Sur les transports, laissez-moi vous raconter une histoire : il y a 25 ans, la ligne Ouest du métro aérien ‘L’ de Chicago reliant le centre à des quartiers noirs pauvres était en bien mauvais état et la ville voulait la fermer faute de moyens. Face à cette proposition, un regroupement d’association mené par Jacky Grimshaw pour le CNT a pu infléchir la municipalité en travaillant à un projet de TOD (Transit-Oriented Developement). Il s’agit d’un mode d’aménagement de zones résidentielles ou commerciales destiné à favoriser l’usage des transports en commun et le covoiturage. Dans cette logique, l’emplacement stratégique des bâtiments optimise l’accessibilité aux emplois, commerces et services pour tous, par exemple grâce à la proximité d’une station de transports en commun et une attention aux itinéraires piétons. Nous avons démontré l’impact d’une station précise (logements, commerces, emplois…) sur les habitants de la zone qui se serait retrouvés isolés du dynamisme économique de Chicago. Ça a été une grande victoire puisque même Obama, alors jeune personnalité de l’Illinois, nous a soutenu.

Avec votre expérience, quelle serait votre première intuition au sujet du nouveau métro du Grand Paris Express ?
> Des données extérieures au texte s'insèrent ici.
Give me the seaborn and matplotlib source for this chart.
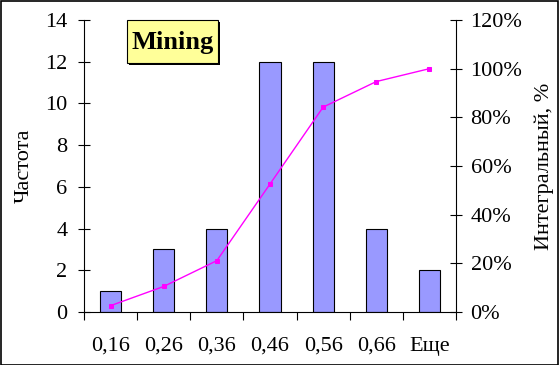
import matplotlib
matplotlib.use("Agg")
import matplotlib.pyplot as plt
import seaborn as sns
import pandas as pd
from matplotlib.patches import Rectangle
from matplotlib.ticker import FixedLocator, PercentFormatter

categories = ["0,16", "0,26", "0,36", "0,46", "0,56", "0,66", "Еще"]
frequency = [1, 3, 4, 12, 12, 4, 2]
cumulative_pct = [2.6, 10.5, 21.1, 52.6, 84.2, 94.7, 100.0]

sns.set_theme(style="white")
plt.rcParams['font.family'] = ['Liberation Serif', 'DejaVu Serif']

FS = 16

df = pd.DataFrame({"cat": categories, "freq": frequency, "cum": cumulative_pct})

fig = plt.figure(figsize=(5.59, 3.65), dpi=100)
ax = fig.add_axes([84/559, 1-312/365, (456-84)/559, (312-20)/365])

sns.barplot(data=df, x="cat", y="freq", ax=ax, color="#9999FF", saturation=1,
            edgecolor="black", linewidth=0.8, width=0.4)
ax.set_xlim(-0.5, 6.5)
ax.set_ylim(0, 14)
ax.set_yticks(range(0, 15, 2))
ax.set_xlabel("")
ax.set_ylabel("Частота", fontsize=FS, color="black")
ax.yaxis.set_label_coords(-0.135, 0.5)

for s in ["top", "right"]:
    ax.spines[s].set_visible(False)
for s in ["left", "bottom"]:
    ax.spines[s].set_color("black")
    ax.spines[s].set_linewidth(0.8)

ax.tick_params(axis="y", which="major", direction="inout", length=9, width=0.8,
               colors="black", labelsize=FS, left=True, pad=7.5)
ax.xaxis.set_major_locator(FixedLocator(range(7)))
ax.set_xticklabels(categories)
ax.tick_params(axis="x", which="major", length=0, labelsize=FS, colors="black", pad=18)
ax.xaxis.set_minor_locator(FixedLocator([i + 0.5 for i in range(-1, 7)]))
ax.tick_params(axis="x", which="minor", direction="out", length=6, width=0.8,
               color="black", bottom=True)

ax2 = ax.twinx()
sns.lineplot(x=list(range(7)), y=df["cum"].tolist(), ax=ax2, color="#FF00FF",
             linewidth=1, marker="s", markersize=3.5, markeredgecolor="#FF00FF")
ax2.set_ylim(0, 120)
ax2.set_yticks(range(0, 121, 20))
ax2.yaxis.set_major_formatter(PercentFormatter(decimals=0))
ax2.set_ylabel("Интегральный, %", fontsize=FS, color="black")
ax2.yaxis.set_label_coords(1.212, 0.5)
for s in ["top", "left", "bottom"]:
    ax2.spines[s].set_visible(False)
ax2.spines["right"].set_color("black")
ax2.spines["right"].set_linewidth(0.8)
ax2.tick_params(axis="y", direction="inout", length=9, width=0.8, colors="black",
                labelsize=FS, right=True, pad=6)
ax2.grid(False)
ax.grid(False)

# title box with shadow
fig.patches.append(Rectangle((129/559, 1-65/365), 91/559, 43/365, transform=fig.transFigure,
                             facecolor="black", edgecolor="none", zorder=5))
fig.patches.append(Rectangle((127/559, 1-63/365), 91/559, 43/365, transform=fig.transFigure,
                             facecolor="#FFFF99", edgecolor="black", linewidth=0.8, zorder=6))
fig.text(172.5/559, 1-42/365, "Mining", fontsize=19, fontweight="bold",
         ha="center", va="center", color="black", zorder=7)

# outer border
fig.patches.append(Rectangle((0.5/559, 0.5/365), 1-1.5/559, 1-1.5/365, transform=fig.transFigure,
                             facecolor="none", edgecolor="black", linewidth=1.2, zorder=10))

fig.savefig("out.png", dpi=100)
A première vue, ma question serait: Pour qui sommes en train de travailler via ces investissements de transports ? Pour une échelle globale ou pour les habitants locaux ? De là découle des aspects pratiques : Où seront les arrêts du métro ? Quel sera le futur de la zone environnant la station? Est-ce que les populations seront encore capables, financièrement notamment, de vivre sur place ? Comment faire pour que le plan du Grand Paris inclus ces habitants déjà sur place ?

L’exemple de la station de Fruitvale à San Francisco est frappant : les habitants hispaniques à faible revenus ne pouvaient bénéficier de la gare en raison d’un immense parking l’entourant. La station ne leur était pas destinée. Repenser la station avec la communauté a conduit, après un long combat, à refaçonner un usage plurifonctionnel, à se réapproprier l’espace public.

Quand il s’agit de leur cadre de vie et de l’aménagement urbain, les habitants peuvent avoir une imagination plus prometteuse qu’une autorité centrale.

Notre première rencontre s’est faite autour de l’encyclique Laudato Si du Pape François, qu’est-ce que cette référence religieuse apporte dans votre action ?

Je vais vous raconter mon itinéraire. Dans les années 1990, une stagiaire du CNT étudiait aussi pour devenir pasteur et est venue cette question : y a-t-il un langage sur le développement durable, qui ne soit pas sectaire et puisse être repris par un grand nombre de traditions religieuses ?

En janvier 1999, nous avons créé un document, appelé One Creation, One people, One place proposant un discours religieux sur la communauté, l’économie et l’environnement à Chicago, nourrit de diagnostics chiffrés. Cette publication n’a engendré aucune réaction donc bien que la tentative m’eût enrichi personnellement par les rencontres, ce n’était pas la meilleure stratégie.

C’est pourquoi je me suis tourné vers Evanston (20 000 habitants), là où je vis en banlieue de Chicago. En Janvier 1999, j’ai envoyé une invitation générale qui commençait ainsi : « Si votre foi vous motive à rendre Evanston plus durable… » La semaine suivante, j’avais 20 personnes avec moi, simples croyants de différentes confessions. Depuis 18 ans, le groupe a catalysé une transformation radicale de la ville, se rangeant maintenant au top 20 des plus durables des États-Unis. Par exemple, Le Climate Action Plan de 2008 voulait réduire de 15% les émissions de la ville avant 2012, nous avons atteint aujourd’hui 18,6%.

Ce que j’en garde, c’est le fait que je n’ai pas eu à changer les croyances, mais crucialement à structurer des opportunités d’action. C’est le fin mot de l’aventure CNT.